Mark J. Schafer and Tim Brown
For decades, globalization and advances in information and communications technology have been creating two different kinds of jobs in the United States. Primary sector jobs are high-skilled, high-paying, stable, interesting and offer opportunities for advancement. Secondary sector jobs are low-skilled, low-paying, unsecured, monotonous and offer few opportunities to advance.
States that develop or attract primary-sector jobs have higher levels of human capital – a more educated, healthier and more skilled workforce. To achieve these goals, states must effectively address disparities in human capital attainment across racial lines and between wealthy and poor regions. Louisiana must continue to develop its human capital to compete in the changing, global economy. Human capital is a broad concept referring to workers’ skills, knowledge, talents, ability and training; but in the current age, two specific factors have dominated research in human capital: formal educational attainment and health care.
Education levels in the United States and across the globe have increased dramatically over the past half century. The good jobs of the future will need workers with higher levels of education. Two benchmarks in educational attainment that are particularly important measures of human capital are the high school diploma and the four-year college (bachelor’s) degree.
Figure 1 compares Louisiana’s educational attainment trends of the population aged 25 and older from 1990 to 2000 to the southern and national averages. The figure shows that Louisiana trailed the South and the nation at both high school and college benchmarks. Louisiana did attain above average gains in the number of adults with high school diplomas. On the other hand, despite a 16 percent gain in four-year college attainment, Louisiana’s gains were not as strong as either the southern or national averages. So, the evidence is mixed. Louisiana showed absolute gains in both education benchmarks, caught up to the southern and national averages at the high school level, but fell behind at the college level.
Figure 2 presents racial and regional differences in high school attainment across the state. The average parish high school attainment increased from 62 percent in 1990 to 70 percent in 2000. Louisiana parishes saw greatest gains in black high school attainment, yet black attainment still trailed white attainment by nearly 20 percentage points (56 percent versus 75 percent) by 2000. Moreover, urban parishes had above average high school attainment levels, while rural parishes saw greater attainment gains. Whites in urban parishes had the highest high school attainment levels at 79 percent (a rate on par with southern and national averages). The data for bachelor’s degree attainment (not shown) reveal similar findings. Urban and white rates exceed while rural and black rates trail the overall state averages. However, white (and urban) rates also showed greater gains relative to black (and rural) rates, indicating a deepening of inequalities in Louisiana’s human capital as measured by completion of a bachelor’s degree.

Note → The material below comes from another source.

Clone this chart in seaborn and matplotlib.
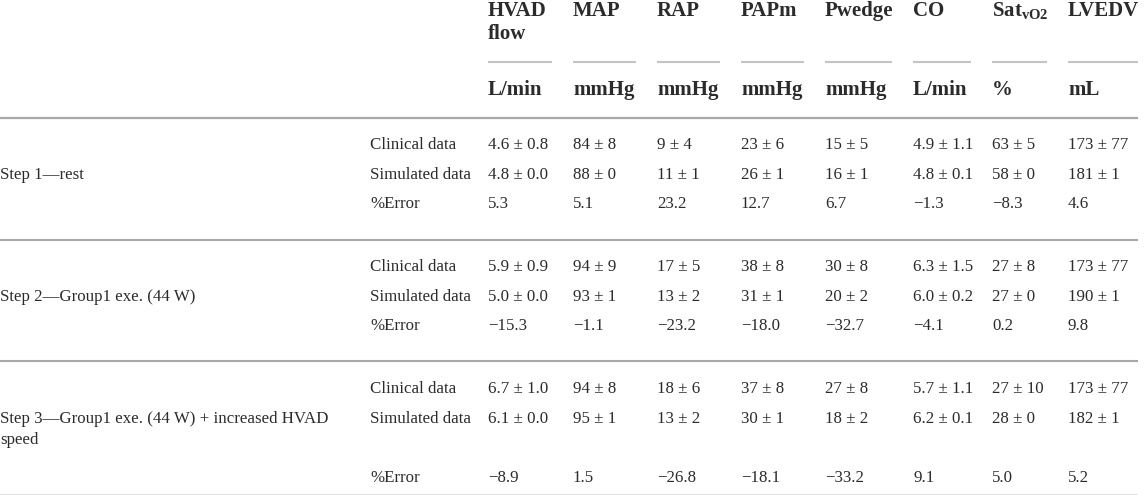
import matplotlib
matplotlib.use("Agg")
import matplotlib.pyplot as plt
import seaborn as sns

# column headers and units
columns = ["HVAD\nflow", "MAP", "RAP", "PAPm", "Pwedge", "CO", r"Sat$_{\mathbf{vO2}}$", "LVEDV"]
units = ["L/min", "mmHg", "mmHg", "mmHg", "mmHg", "L/min", "%", "mL"]
decimals = [1, 0, 0, 0, 0, 1, 0, 0]

steps = ["Step 1\u2014rest",
         "Step 2\u2014Group1 exe. (44 W)",
         "Step 3\u2014Group1 exe. (44 W) + increased HVAD\nspeed"]
row_labels = ["Clinical data", "Simulated data", "%Error"]

step1_clin_mean = [4.6, 84, 9, 23, 15, 4.9, 63, 173]
step1_clin_sd = [0.8, 8, 4, 6, 5, 1.1, 5, 77]
step1_sim_mean = [4.8, 88, 11, 26, 16, 4.8, 58, 181]
step1_sim_sd = [0.0, 0, 1, 1, 1, 0.1, 0, 1]
step1_err = [5.3, 5.1, 23.2, 12.7, 6.7, -1.3, -8.3, 4.6]

step2_clin_mean = [5.9, 94, 17, 38, 30, 6.3, 27, 173]
step2_clin_sd = [0.9, 9, 5, 8, 8, 1.5, 8, 77]
step2_sim_mean = [5.0, 93, 13, 31, 20, 6.0, 27, 190]
step2_sim_sd = [0.0, 1, 2, 1, 2, 0.2, 0, 1]
step2_err = [-15.3, -1.1, -23.2, -18.0, -32.7, -4.1, 0.2, 9.8]

step3_clin_mean = [6.7, 94, 18, 37, 27, 5.7, 27, 173]
step3_clin_sd = [1.0, 8, 6, 8, 8, 1.1, 10, 77]
step3_sim_mean = [6.1, 95, 13, 30, 18, 6.2, 28, 182]
step3_sim_sd = [0.0, 1, 2, 1, 2, 0.1, 0, 1]
step3_err = [-8.9, 1.5, -26.8, -18.1, -33.2, 9.1, 5.0, 5.2]

groups = [
    (step1_clin_mean, step1_clin_sd, step1_sim_mean, step1_sim_sd, step1_err),
    (step2_clin_mean, step2_clin_sd, step2_sim_mean, step2_sim_sd, step2_err),
    (step3_clin_mean, step3_clin_sd, step3_sim_mean, step3_sim_sd, step3_err),
]

# layout (pixel coordinates)
col_x = [488, 573, 657, 741, 825, 913, 992, 1068]
label_x = 370
right_edge = 1138
group_top = [117, 239, 360]
group_bottom = [239, 360, 494]
row_offsets = [[28, 58, 87], [28, 58, 87], [29, 59, 118]]

sns.set_theme(style="white")
plt.rcParams["font.family"] = ["Liberation Serif", "DejaVu Serif"]
plt.rcParams["mathtext.fontset"] = "custom"
plt.rcParams["mathtext.rm"] = "Liberation Serif"
plt.rcParams["mathtext.bf"] = "Liberation Serif:bold"

text_col = "#2b2b2b"
line_col = "#a8a8a8"
body_fs = 12.2
head_fs = 15

fig = plt.figure(figsize=(11.45, 4.95), dpi=100)
ax = fig.add_axes([0, 0, 1, 1])
ax.set_xlim(0, 1145)
ax.set_ylim(495, 0)
ax.axis("off")


def fmt(v, d):
    s = f"{abs(v):.{d}f}"
    return ("\u2212" + s) if v < 0 else s


# header
for i, (name, unit) in enumerate(zip(columns, units)):
    for k, part in enumerate(name.split("\n")):
        ax.text(col_x[i], 11 + k * 23, part, fontsize=head_fs, fontweight="bold",
                color=text_col, va="center", ha="left")
    end = col_x[i + 1] - 21 if i + 1 < len(col_x) else right_edge
    ax.plot([col_x[i], end], [61.5, 61.5], color="#c4c4c4", lw=1.5,
            solid_capstyle="butt")
    ax.text(col_x[i], 90, unit, fontsize=head_fs, fontweight="bold",
            color=text_col, va="center", ha="left")

ax.plot([0, right_edge], [117.5, 117.5], color=line_col, lw=1.6,
        solid_capstyle="butt")

# body
for g, (cm, cs, sm, ss, err) in enumerate(groups):
    ys = [group_top[g] + o for o in row_offsets[g]]
    for k, part in enumerate(steps[g].split("\n")):
        ax.text(0, ys[1] + k * 21, part, fontsize=body_fs, color=text_col,
                va="center", ha="left")
    for r, lab in enumerate(row_labels):
        ax.text(label_x, ys[r], lab, fontsize=body_fs, color=text_col,
                va="center", ha="left")
    for i in range(len(col_x)):
        d = decimals[i]
        cells = [f"{fmt(cm[i], d)} \u00b1 {fmt(cs[i], d)}",
                 f"{fmt(sm[i], d)} \u00b1 {fmt(ss[i], d)}",
                 fmt(err[i], 1)]
        for r, c in enumerate(cells):
            ax.text(col_x[i], ys[r], c, fontsize=body_fs, color=text_col,
                    va="center", ha="left")
    lc = line_col if g < 2 else "#e2e2e2"
    ax.plot([0, right_edge], [group_bottom[g] + 0.5] * 2, color=lc, lw=1.5,
            solid_capstyle="butt")

fig.savefig("out.png", dpi=100)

Although the human capital concept has been equated with education in the United States, research in developing societies has highlighted the important link between health care and national development. This relationship is beginning to get renewed attention within the United States as well, due in part to our system of employment-based health insurance. Health is not as easily measured as educational attainment, but one nonprofit organization, the United Health Foundation, annually ranks states according to 18 indicators consisting of 12 health risk factors and six health outcomes. On this summary measure of state health, Louisiana has fared poorly, ranking 50th every year since 1990 except in 2003, when it ranked 49th.
Table 1 presents each indicator, Louisiana’s score on each indicator for 1990 and 2004, and the direction of change from 1990 to 2004. The bold numbers in the 2004 column indicate Louisiana’s score was greater than the national average. Louisiana has made positive changes in nine indicators and outcomes. Smoking, motor vehicle deaths, violent crime, lack of insurance, children in poverty, occupational fatalities, limited activity, cardiovascular deaths and infant mortality have all been reduced. On the negative side, Louisiana had more obesity, lower four-year high school graduation rates, more cancer deaths, higher total mortality and more premature deaths in 2004 than in 1990. Louisiana’s only indicator more favorable than the national average is adequacy of prenatal care. Although not shown on the chart, the risk factors and health outcomes vary, like educational attainment, across racial lines and between urban and rural parts of the state.
Louisiana has been developing its human capital, but the progress has not proceeded equally on all fronts. While the state has outpaced the national average in high school attainment, it has lagged behind in four-year college attainment. While progress has been made on some components of health care, others have declined. To make more substantive progress, Louisiana must deal effectively with its internal inequality in educational attainment and health across racial lines and between urban and rural areas.
Mark Schafer, Assistant Professor, Department of Agricultural Economics and Agribusiness, LSU AgCenter; and Tim Brown, graduate student, Department of Sociology, Louisiana State University, Baton Rouge, La.
(This article appeared in the fall 2005 issue of Louisiana Agriculture.)